Part of that has to do with poor yields, and part of that has to do with the ethanol mandate for gasoline, which diverts some of the field corn for ethanol production and not animal feed. But whatever the cause, corn prices are increasing. Dunn says in early June, a bushel of corn was going for $5.10 on the Chicago Board of Trade. In late August, the price had risen to more than $8 a bushel.
With a beef price hike looming, some chefs are getting creative. Steven Lewis of Philadelphia’s Union Trust has been executive chef for only five weeks, but already he has gotten calls from vendors about the drought and impending price increases. He knows raising menu prices is always an option, but as someone new to the job, he doesn’t want to alienate customers right out of the gate.

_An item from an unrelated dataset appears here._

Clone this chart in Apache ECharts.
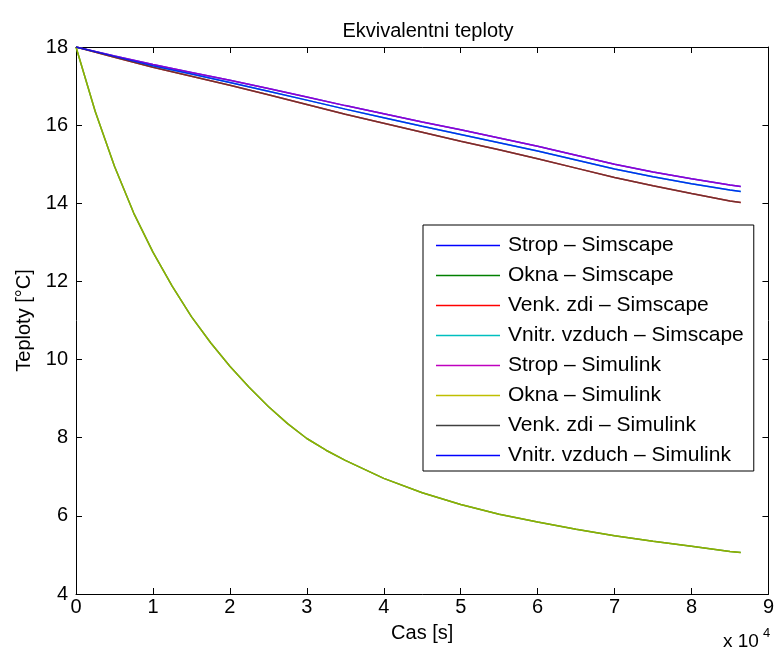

“I’m trying to work harder with my vendors to solve the problem in other ways,” he says.
One way has been talking with vendors about locking in a price for a month or longer, like a short-term futures contract. He works primarily with three meat vendors—one in New York City, one in New Jersey, and one in the northern Philadelphia suburbs—and all have been open to discussing future purchase prices.
Another way Lewis has cut down on costs is by having the Union Trust team butcher some of the meat themselves. Lewis buys primal cuts—an entire short loin or an entire strip loin—and butchers those pieces down into menu-size cuts. That gives him the flexibility to tailor portion sizes to customer demand and reduce waste, without having to raise prices on customers.
As for Garth Weldon at The Prime Rib, he, too, is talking to his suppliers about locking in prices for future purchases. But he says even if increasing menu prices becomes unavoidable, he knows his customers will keep coming back.
“People eat chicken or pasta all week, but when they come to The Prime Rib, they’re going to order the beef because it’s something they can’t replicate at home,” he says. “When people go out to eat, they want to reward themselves.” Even if that reward comes at a steeper and steeper price.